:: THE PROBLEM ::
Print every entry, word for word, and skip the images.

:: INFORMATION PROVIDED ::

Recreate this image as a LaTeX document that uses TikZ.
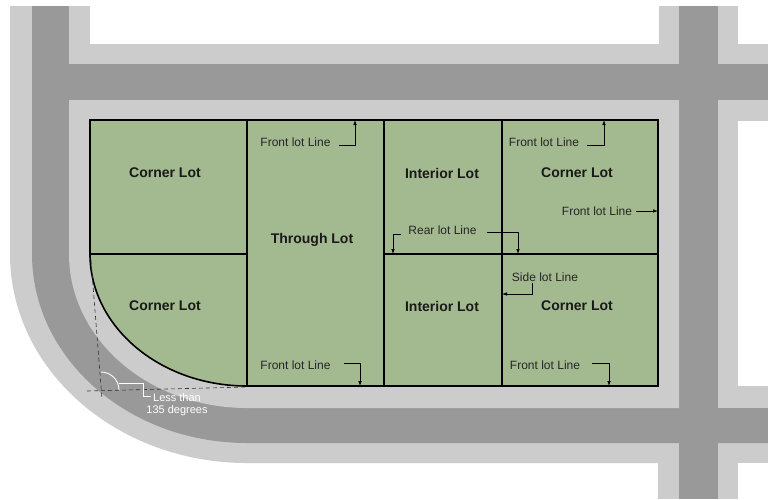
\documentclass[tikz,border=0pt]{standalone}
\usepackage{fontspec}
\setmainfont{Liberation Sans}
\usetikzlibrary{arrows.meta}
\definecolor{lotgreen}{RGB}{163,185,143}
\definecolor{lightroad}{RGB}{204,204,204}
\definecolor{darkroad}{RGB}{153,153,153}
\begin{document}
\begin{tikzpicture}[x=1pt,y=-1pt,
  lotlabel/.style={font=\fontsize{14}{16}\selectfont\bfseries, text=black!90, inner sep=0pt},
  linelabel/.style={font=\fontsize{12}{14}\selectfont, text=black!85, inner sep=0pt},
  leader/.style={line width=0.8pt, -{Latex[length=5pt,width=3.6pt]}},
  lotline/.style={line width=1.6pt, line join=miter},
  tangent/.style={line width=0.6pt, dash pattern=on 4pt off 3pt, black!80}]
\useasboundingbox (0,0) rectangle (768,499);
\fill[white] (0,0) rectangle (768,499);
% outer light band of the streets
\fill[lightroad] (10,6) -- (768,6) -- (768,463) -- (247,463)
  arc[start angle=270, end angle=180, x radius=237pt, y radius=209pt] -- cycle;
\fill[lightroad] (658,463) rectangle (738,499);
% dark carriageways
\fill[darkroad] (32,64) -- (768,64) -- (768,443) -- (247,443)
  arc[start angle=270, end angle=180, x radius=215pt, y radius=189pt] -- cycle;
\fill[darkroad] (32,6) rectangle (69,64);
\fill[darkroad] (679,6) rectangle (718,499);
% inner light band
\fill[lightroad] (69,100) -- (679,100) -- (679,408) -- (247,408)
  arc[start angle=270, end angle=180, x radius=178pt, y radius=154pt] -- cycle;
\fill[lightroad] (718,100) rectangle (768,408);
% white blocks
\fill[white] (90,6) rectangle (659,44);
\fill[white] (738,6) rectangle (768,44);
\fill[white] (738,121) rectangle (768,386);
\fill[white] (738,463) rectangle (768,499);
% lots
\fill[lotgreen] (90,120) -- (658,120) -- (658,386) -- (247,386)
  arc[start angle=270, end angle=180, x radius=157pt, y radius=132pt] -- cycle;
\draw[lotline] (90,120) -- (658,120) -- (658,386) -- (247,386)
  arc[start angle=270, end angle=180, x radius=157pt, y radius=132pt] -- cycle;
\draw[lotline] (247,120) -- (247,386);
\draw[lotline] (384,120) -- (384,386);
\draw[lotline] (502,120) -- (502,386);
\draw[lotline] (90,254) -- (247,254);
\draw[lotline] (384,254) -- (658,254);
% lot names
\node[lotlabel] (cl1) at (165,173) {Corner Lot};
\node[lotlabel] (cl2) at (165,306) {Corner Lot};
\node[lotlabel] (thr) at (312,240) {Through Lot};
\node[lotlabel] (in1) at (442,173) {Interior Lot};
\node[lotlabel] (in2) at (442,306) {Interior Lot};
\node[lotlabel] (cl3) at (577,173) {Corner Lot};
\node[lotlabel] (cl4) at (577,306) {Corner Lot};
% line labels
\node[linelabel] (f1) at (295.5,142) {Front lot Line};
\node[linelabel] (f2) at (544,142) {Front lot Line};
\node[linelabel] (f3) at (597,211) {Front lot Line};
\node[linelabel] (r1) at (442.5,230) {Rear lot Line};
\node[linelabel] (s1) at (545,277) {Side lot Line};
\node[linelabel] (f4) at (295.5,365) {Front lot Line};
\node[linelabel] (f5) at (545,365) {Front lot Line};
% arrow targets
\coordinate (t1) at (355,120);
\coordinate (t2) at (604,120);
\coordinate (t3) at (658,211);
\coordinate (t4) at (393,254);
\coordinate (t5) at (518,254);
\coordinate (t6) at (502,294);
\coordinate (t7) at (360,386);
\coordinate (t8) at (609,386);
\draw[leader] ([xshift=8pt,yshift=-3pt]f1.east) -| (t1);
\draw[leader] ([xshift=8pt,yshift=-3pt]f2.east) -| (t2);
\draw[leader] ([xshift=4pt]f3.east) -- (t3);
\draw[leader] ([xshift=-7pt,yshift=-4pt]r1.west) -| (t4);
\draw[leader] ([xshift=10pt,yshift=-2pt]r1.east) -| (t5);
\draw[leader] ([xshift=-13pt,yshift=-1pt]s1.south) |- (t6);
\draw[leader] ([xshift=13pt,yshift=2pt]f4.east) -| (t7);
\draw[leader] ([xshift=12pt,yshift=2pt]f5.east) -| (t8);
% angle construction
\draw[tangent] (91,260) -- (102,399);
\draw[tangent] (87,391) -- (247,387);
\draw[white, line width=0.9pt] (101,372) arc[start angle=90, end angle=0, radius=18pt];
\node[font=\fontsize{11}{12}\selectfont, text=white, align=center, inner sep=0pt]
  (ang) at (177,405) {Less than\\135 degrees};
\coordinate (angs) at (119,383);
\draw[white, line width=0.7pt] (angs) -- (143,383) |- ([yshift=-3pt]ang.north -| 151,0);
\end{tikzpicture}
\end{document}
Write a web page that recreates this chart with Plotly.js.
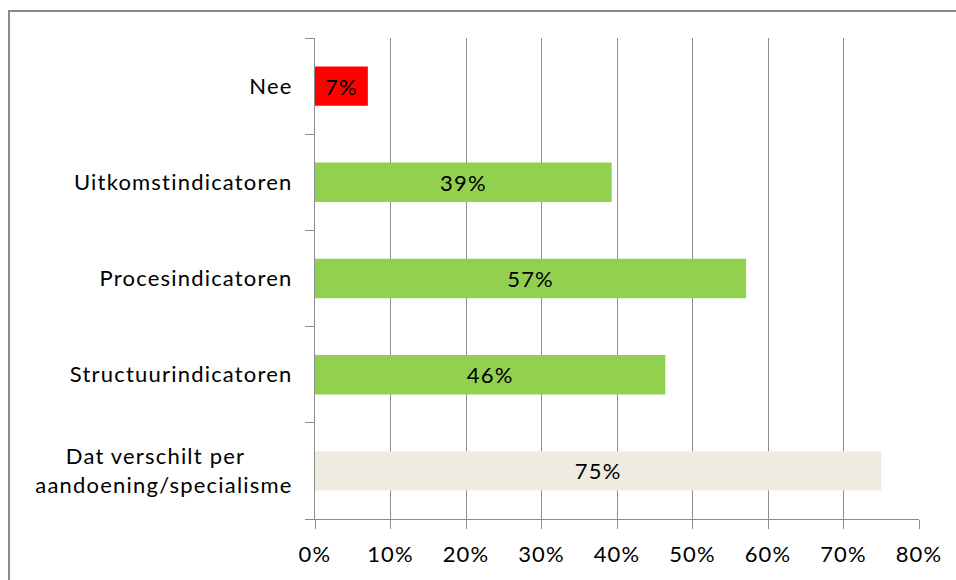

:: ANSWER BELOW ::
Recreate this image as a LaTeX document that uses TikZ.
\documentclass[tikz,border=0pt]{standalone}
\usepackage{fontspec}
\setmainfont{Liberation Sans}
\usetikzlibrary{arrows.meta}
\definecolor{lotgreen}{RGB}{163,185,143}
\definecolor{lightroad}{RGB}{204,204,204}
\definecolor{darkroad}{RGB}{153,153,153}
\begin{document}
\begin{tikzpicture}[x=1pt,y=-1pt,
  lotlabel/.style={font=\fontsize{14}{16}\selectfont\bfseries, text=black!90, inner sep=0pt},
  linelabel/.style={font=\fontsize{12}{14}\selectfont, text=black!85, inner sep=0pt},
  leader/.style={line width=0.8pt, -{Latex[length=5pt,width=3.6pt]}},
  lotline/.style={line width=1.6pt, line join=miter},
  tangent/.style={line width=0.6pt, dash pattern=on 4pt off 3pt, black!80}]
\useasboundingbox (0,0) rectangle (768,499);
\fill[white] (0,0) rectangle (768,499);
% outer light band of the streets
\fill[lightroad] (10,6) -- (768,6) -- (768,463) -- (247,463)
  arc[start angle=270, end angle=180, x radius=237pt, y radius=209pt] -- cycle;
\fill[lightroad] (658,463) rectangle (738,499);
% dark carriageways
\fill[darkroad] (32,64) -- (768,64) -- (768,443) -- (247,443)
  arc[start angle=270, end angle=180, x radius=215pt, y radius=189pt] -- cycle;
\fill[darkroad] (32,6) rectangle (69,64);
\fill[darkroad] (679,6) rectangle (718,499);
% inner light band
\fill[lightroad] (69,100) -- (679,100) -- (679,408) -- (247,408)
  arc[start angle=270, end angle=180, x radius=178pt, y radius=154pt] -- cycle;
\fill[lightroad] (718,100) rectangle (768,408);
% white blocks
\fill[white] (90,6) rectangle (659,44);
\fill[white] (738,6) rectangle (768,44);
\fill[white] (738,121) rectangle (768,386);
\fill[white] (738,463) rectangle (768,499);
% lots
\fill[lotgreen] (90,120) -- (658,120) -- (658,386) -- (247,386)
  arc[start angle=270, end angle=180, x radius=157pt, y radius=132pt] -- cycle;
\draw[lotline] (90,120) -- (658,120) -- (658,386) -- (247,386)
  arc[start angle=270, end angle=180, x radius=157pt, y radius=132pt] -- cycle;
\draw[lotline] (247,120) -- (247,386);
\draw[lotline] (384,120) -- (384,386);
\draw[lotline] (502,120) -- (502,386);
\draw[lotline] (90,254) -- (247,254);
\draw[lotline] (384,254) -- (658,254);
% lot names
\node[lotlabel] (cl1) at (165,173) {Corner Lot};
\node[lotlabel] (cl2) at (165,306) {Corner Lot};
\node[lotlabel] (thr) at (312,240) {Through Lot};
\node[lotlabel] (in1) at (442,173) {Interior Lot};
\node[lotlabel] (in2) at (442,306) {Interior Lot};
\node[lotlabel] (cl3) at (577,173) {Corner Lot};
\node[lotlabel] (cl4) at (577,306) {Corner Lot};
% line labels
\node[linelabel] (f1) at (295.5,142) {Front lot Line};
\node[linelabel] (f2) at (544,142) {Front lot Line};
\node[linelabel] (f3) at (597,211) {Front lot Line};
\node[linelabel] (r1) at (442.5,230) {Rear lot Line};
\node[linelabel] (s1) at (545,277) {Side lot Line};
\node[linelabel] (f4) at (295.5,365) {Front lot Line};
\node[linelabel] (f5) at (545,365) {Front lot Line};
% arrow targets
\coordinate (t1) at (355,120);
\coordinate (t2) at (604,120);
\coordinate (t3) at (658,211);
\coordinate (t4) at (393,254);
\coordinate (t5) at (518,254);
\coordinate (t6) at (502,294);
\coordinate (t7) at (360,386);
\coordinate (t8) at (609,386);
\draw[leader] ([xshift=8pt,yshift=-3pt]f1.east) -| (t1);
\draw[leader] ([xshift=8pt,yshift=-3pt]f2.east) -| (t2);
\draw[leader] ([xshift=4pt]f3.east) -- (t3);
\draw[leader] ([xshift=-7pt,yshift=-4pt]r1.west) -| (t4);
\draw[leader] ([xshift=10pt,yshift=-2pt]r1.east) -| (t5);
\draw[leader] ([xshift=-13pt,yshift=-1pt]s1.south) |- (t6);
\draw[leader] ([xshift=13pt,yshift=2pt]f4.east) -| (t7);
\draw[leader] ([xshift=12pt,yshift=2pt]f5.east) -| (t8);
% angle construction
\draw[tangent] (91,260) -- (102,399);
\draw[tangent] (87,391) -- (247,387);
\draw[white, line width=0.9pt] (101,372) arc[start angle=90, end angle=0, radius=18pt];
\node[font=\fontsize{11}{12}\selectfont, text=white, align=center, inner sep=0pt]
  (ang) at (177,405) {Less than\\135 degrees};
\coordinate (angs) at (119,383);
\draw[white, line width=0.7pt] (angs) -- (143,383) |- ([yshift=-3pt]ang.north -| 151,0);
\end{tikzpicture}
\end{document}
Write a web page that recreates this chart with Plotly.js.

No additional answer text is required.